■ **Exercise aim**: Gather all lines in the entries that include the word "script".

■ **Entries shown**:
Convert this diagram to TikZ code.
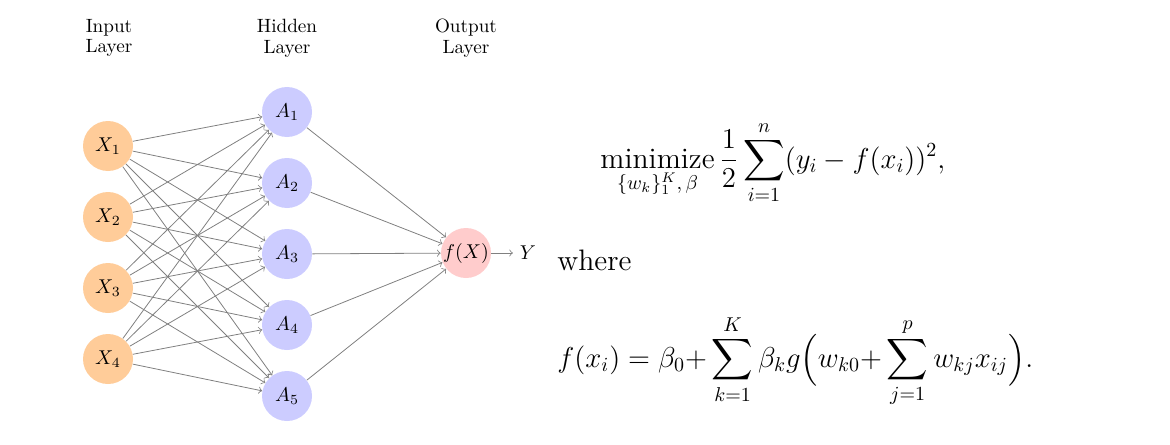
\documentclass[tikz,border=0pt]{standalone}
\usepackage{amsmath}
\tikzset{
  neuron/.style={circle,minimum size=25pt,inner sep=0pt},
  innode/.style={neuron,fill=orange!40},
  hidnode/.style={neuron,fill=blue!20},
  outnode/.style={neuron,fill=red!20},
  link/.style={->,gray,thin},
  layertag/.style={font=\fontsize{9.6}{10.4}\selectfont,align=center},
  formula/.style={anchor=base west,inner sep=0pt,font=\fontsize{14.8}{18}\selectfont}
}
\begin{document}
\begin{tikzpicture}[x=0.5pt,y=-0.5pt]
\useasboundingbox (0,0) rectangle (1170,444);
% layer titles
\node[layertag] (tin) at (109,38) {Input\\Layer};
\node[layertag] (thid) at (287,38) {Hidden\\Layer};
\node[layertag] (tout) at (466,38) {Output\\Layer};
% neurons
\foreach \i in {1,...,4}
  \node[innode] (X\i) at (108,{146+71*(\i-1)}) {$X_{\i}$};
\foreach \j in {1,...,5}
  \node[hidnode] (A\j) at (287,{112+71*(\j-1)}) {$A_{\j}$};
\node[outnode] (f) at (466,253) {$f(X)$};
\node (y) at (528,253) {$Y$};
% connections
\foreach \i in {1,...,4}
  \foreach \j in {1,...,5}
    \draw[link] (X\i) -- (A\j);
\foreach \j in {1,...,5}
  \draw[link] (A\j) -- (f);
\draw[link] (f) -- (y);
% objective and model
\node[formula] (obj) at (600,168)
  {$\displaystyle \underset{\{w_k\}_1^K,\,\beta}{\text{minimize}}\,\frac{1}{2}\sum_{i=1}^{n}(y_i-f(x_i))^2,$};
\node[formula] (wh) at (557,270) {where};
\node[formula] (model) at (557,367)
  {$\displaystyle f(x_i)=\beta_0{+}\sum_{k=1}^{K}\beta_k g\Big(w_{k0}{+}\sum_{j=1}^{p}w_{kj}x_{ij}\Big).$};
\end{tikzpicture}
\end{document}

* * *

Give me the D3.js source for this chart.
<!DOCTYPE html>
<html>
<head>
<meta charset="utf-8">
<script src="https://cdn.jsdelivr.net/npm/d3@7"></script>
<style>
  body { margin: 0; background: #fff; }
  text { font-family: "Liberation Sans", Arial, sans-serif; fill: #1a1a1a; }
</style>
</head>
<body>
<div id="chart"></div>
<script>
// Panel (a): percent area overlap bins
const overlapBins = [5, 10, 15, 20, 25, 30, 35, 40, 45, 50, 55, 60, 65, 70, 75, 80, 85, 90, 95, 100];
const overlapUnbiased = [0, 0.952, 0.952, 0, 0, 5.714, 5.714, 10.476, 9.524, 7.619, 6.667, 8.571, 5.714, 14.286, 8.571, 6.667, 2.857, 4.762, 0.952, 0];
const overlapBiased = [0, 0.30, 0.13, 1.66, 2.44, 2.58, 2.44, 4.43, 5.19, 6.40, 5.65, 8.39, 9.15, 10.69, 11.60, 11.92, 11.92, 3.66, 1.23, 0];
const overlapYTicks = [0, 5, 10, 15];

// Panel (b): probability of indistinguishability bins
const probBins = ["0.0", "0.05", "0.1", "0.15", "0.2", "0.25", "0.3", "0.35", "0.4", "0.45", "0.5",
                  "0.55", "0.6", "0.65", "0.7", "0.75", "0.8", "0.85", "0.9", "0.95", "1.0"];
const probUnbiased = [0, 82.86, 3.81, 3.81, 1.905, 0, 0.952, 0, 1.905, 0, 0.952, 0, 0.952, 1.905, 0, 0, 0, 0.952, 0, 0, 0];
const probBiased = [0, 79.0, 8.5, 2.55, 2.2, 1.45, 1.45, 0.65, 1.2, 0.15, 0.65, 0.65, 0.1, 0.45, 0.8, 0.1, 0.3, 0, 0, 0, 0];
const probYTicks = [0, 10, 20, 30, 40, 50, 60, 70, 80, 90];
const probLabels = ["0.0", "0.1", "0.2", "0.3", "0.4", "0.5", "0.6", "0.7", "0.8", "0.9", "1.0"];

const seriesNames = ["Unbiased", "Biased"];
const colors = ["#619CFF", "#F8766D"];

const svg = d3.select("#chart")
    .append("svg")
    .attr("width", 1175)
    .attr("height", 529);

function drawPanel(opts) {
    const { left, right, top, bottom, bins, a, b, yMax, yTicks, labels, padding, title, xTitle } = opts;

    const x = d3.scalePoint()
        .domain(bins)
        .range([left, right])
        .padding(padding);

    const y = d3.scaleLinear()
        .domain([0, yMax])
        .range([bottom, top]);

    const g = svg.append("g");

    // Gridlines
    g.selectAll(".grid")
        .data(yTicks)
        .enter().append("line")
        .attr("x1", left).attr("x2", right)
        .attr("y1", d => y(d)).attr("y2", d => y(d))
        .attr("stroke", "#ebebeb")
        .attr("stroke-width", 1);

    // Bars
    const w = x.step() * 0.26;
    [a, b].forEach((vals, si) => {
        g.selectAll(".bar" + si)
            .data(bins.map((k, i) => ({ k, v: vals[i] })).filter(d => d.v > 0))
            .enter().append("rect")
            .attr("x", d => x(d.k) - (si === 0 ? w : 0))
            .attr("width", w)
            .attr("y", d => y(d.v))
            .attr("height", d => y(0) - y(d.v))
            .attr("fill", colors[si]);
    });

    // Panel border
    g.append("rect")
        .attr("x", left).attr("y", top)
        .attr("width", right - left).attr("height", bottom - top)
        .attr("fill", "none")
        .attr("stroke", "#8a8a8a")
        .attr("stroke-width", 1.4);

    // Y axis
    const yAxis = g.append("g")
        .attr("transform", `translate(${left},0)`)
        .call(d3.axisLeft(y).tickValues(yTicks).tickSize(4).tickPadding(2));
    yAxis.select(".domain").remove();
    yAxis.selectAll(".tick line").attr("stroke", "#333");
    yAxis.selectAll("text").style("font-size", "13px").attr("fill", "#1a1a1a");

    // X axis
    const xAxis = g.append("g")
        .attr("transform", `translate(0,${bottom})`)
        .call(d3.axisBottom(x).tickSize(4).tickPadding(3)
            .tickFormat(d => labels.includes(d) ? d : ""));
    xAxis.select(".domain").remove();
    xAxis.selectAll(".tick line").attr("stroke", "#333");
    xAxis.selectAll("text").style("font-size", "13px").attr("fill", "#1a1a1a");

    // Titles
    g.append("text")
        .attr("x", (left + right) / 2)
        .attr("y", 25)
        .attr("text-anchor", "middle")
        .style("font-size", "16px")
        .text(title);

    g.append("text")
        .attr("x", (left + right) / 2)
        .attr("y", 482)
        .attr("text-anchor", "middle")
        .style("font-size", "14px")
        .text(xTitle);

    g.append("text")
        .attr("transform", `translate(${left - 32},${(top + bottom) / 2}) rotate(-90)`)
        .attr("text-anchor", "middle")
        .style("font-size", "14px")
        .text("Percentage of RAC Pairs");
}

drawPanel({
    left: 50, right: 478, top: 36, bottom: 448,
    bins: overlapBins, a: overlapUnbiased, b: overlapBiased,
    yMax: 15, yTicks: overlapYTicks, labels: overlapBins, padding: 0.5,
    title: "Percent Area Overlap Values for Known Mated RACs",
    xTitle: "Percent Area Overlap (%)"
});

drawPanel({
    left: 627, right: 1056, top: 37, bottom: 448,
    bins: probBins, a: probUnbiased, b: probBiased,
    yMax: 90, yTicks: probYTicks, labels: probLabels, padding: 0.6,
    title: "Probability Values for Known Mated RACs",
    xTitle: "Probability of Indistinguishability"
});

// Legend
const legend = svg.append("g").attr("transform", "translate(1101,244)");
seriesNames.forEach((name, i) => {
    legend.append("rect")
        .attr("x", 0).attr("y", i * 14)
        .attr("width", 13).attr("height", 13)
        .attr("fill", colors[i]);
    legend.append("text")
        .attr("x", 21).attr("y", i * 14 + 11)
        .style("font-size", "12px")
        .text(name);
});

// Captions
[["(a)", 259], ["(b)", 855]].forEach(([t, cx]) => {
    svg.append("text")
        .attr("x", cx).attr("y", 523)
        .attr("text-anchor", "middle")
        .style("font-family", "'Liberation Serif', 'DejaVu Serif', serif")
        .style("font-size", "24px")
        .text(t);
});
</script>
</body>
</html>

...

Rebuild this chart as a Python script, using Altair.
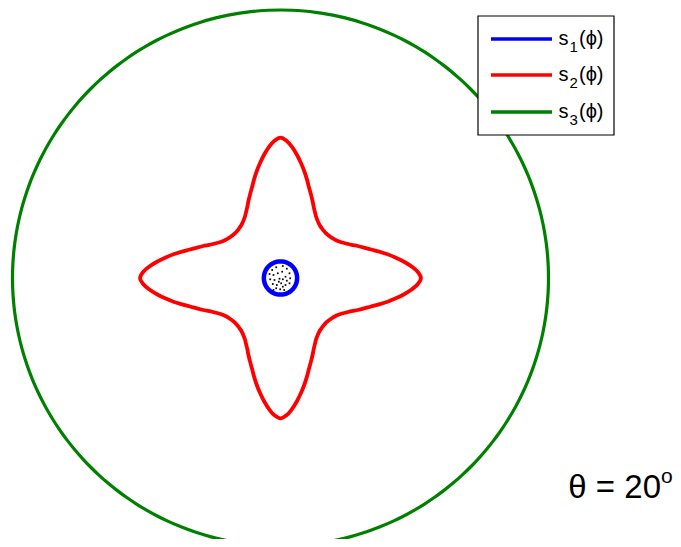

■ **Problem solution**:
<script src="https://cdn.jsdelivr.net/npm/d3@7"></script>
<script>
</script>
Rebuild this chart as a Python script, using Altair.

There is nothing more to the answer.